> **Task directions**
Look through the lines below and extract each one that contains "this".

======== Records supplied

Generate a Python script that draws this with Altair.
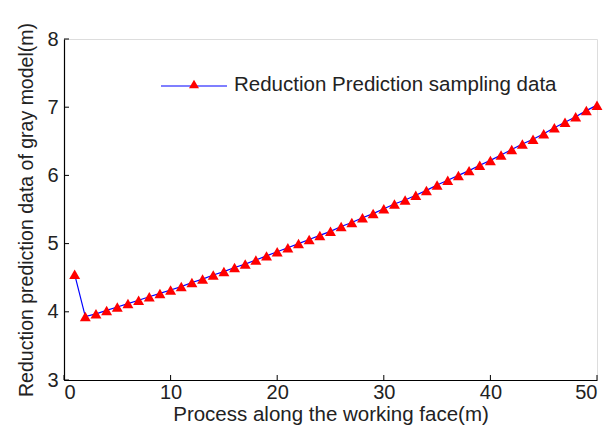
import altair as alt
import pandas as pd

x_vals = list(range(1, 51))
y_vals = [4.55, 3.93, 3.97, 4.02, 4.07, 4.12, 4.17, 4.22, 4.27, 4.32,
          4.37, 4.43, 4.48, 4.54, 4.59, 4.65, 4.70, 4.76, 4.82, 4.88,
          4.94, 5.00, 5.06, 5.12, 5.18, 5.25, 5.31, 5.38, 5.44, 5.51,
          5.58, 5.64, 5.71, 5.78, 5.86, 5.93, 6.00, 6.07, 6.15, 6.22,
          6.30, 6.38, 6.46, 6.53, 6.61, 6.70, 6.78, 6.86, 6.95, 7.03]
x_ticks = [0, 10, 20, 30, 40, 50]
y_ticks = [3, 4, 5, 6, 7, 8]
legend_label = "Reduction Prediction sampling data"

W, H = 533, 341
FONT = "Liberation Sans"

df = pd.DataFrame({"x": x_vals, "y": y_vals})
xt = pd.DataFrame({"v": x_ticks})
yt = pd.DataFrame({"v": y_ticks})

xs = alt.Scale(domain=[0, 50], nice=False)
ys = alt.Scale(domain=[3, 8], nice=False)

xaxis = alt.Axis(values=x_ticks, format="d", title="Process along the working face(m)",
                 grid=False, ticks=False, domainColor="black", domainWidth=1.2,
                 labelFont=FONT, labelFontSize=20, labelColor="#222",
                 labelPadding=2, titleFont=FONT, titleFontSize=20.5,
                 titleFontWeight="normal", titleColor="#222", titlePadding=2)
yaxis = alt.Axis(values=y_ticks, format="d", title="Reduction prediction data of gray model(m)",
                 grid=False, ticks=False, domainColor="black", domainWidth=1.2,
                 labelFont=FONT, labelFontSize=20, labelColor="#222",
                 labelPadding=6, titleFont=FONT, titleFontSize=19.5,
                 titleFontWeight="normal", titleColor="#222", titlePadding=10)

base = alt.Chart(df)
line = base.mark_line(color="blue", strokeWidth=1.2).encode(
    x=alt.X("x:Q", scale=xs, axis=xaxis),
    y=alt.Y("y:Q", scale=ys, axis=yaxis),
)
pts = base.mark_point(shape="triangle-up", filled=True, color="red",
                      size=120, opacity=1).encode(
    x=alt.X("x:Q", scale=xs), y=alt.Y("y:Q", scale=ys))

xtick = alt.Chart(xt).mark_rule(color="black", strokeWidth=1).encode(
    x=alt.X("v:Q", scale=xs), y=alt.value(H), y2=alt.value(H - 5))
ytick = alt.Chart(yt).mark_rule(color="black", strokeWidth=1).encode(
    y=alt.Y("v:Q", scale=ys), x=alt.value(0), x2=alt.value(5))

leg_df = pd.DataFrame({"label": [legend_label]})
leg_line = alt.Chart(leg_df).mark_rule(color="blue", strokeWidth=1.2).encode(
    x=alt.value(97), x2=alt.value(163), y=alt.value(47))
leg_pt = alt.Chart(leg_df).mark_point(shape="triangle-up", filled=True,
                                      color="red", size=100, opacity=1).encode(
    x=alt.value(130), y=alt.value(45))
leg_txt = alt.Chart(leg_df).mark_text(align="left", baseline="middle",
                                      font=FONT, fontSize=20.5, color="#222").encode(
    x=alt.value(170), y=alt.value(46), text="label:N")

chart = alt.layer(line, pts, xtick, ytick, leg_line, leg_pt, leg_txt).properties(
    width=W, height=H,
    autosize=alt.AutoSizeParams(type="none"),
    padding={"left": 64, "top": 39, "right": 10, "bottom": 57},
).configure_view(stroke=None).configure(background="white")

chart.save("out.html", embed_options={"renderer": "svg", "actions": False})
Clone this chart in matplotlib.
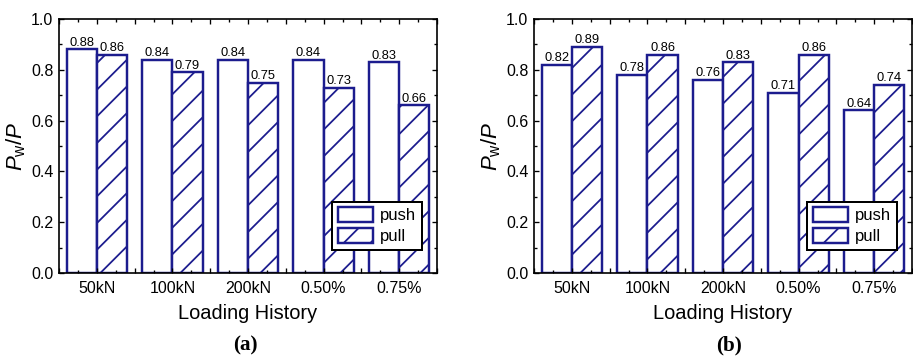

================

> **Task response**
Generate a Python script that draws this with Altair.
Clone this chart in matplotlib.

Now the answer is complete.